Stored records:
----

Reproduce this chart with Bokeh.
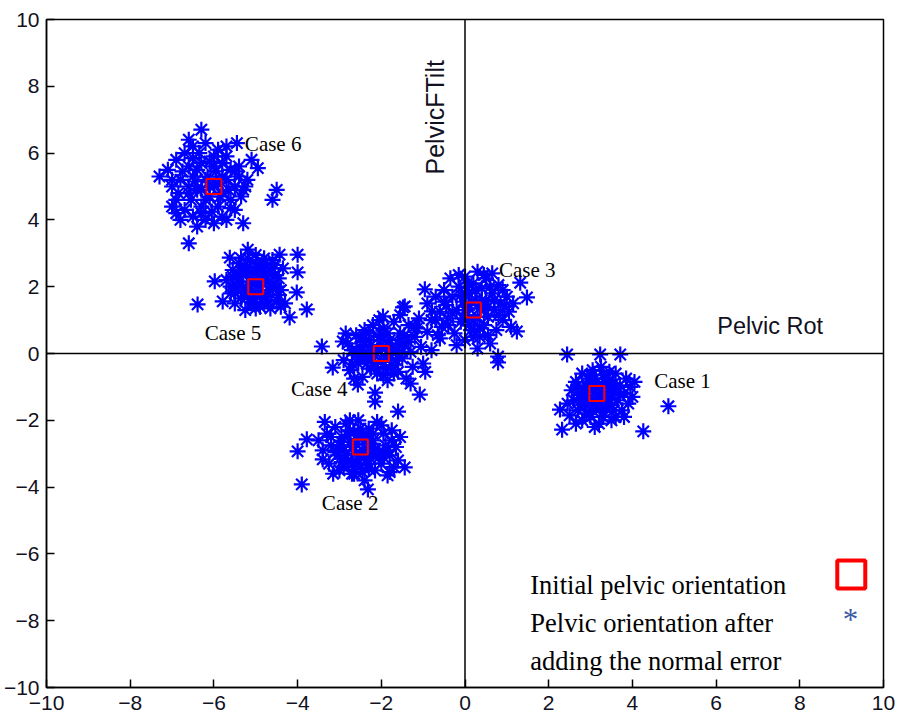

----

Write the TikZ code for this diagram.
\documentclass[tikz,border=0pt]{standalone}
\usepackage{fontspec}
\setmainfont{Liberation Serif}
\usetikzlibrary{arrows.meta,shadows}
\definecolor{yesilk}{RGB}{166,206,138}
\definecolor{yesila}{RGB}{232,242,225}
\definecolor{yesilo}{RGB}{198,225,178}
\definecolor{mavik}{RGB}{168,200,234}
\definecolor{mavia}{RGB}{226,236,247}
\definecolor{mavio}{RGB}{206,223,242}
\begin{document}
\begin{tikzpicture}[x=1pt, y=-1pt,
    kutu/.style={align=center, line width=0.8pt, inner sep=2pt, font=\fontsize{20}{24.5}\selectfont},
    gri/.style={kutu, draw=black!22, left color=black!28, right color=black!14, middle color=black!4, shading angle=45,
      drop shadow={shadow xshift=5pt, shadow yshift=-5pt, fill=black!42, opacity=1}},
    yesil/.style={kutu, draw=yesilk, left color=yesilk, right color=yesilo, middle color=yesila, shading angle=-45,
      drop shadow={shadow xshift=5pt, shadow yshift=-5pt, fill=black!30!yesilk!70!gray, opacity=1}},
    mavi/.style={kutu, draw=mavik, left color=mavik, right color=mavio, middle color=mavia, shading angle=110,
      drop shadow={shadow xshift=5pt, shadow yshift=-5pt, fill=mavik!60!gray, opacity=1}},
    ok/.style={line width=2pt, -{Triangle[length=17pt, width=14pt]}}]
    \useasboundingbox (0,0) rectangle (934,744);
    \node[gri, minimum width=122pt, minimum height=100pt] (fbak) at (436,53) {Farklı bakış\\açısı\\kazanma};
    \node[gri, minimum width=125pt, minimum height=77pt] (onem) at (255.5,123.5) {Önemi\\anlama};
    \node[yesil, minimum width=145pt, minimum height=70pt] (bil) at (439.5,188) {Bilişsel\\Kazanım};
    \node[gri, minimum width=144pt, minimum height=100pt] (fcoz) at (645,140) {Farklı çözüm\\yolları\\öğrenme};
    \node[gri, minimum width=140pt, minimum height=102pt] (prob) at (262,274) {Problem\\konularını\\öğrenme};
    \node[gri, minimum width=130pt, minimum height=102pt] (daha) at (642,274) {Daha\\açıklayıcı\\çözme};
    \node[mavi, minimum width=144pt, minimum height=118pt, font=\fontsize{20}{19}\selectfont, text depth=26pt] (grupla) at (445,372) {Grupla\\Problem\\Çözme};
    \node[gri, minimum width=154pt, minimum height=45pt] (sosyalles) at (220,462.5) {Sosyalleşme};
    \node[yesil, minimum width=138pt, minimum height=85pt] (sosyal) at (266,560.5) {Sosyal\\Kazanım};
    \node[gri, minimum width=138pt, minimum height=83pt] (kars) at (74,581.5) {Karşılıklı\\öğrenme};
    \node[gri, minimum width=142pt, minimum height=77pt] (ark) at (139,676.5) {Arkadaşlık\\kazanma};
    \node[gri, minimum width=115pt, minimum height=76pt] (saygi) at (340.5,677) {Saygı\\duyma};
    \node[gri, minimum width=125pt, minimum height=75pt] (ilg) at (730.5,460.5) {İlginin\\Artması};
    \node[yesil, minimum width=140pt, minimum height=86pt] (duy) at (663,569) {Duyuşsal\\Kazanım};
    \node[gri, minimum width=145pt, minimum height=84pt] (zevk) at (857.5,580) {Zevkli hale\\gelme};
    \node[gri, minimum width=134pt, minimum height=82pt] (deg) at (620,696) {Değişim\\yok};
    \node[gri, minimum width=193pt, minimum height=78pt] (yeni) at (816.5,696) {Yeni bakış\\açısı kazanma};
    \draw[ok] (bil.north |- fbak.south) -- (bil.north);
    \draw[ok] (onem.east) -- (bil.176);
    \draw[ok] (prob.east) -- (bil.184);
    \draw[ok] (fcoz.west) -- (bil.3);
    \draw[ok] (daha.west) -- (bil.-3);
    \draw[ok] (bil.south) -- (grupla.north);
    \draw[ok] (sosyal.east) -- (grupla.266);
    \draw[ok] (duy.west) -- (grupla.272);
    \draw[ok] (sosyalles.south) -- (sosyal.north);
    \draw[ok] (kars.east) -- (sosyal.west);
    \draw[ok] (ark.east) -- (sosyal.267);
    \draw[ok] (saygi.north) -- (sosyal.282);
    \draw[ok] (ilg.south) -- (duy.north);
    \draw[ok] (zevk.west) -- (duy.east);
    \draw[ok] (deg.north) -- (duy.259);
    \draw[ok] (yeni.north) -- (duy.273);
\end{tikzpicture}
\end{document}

----

Return the lines of the records that include the string "this".

Exercise solution:
Reproduce this chart with Bokeh.
Write the TikZ code for this diagram.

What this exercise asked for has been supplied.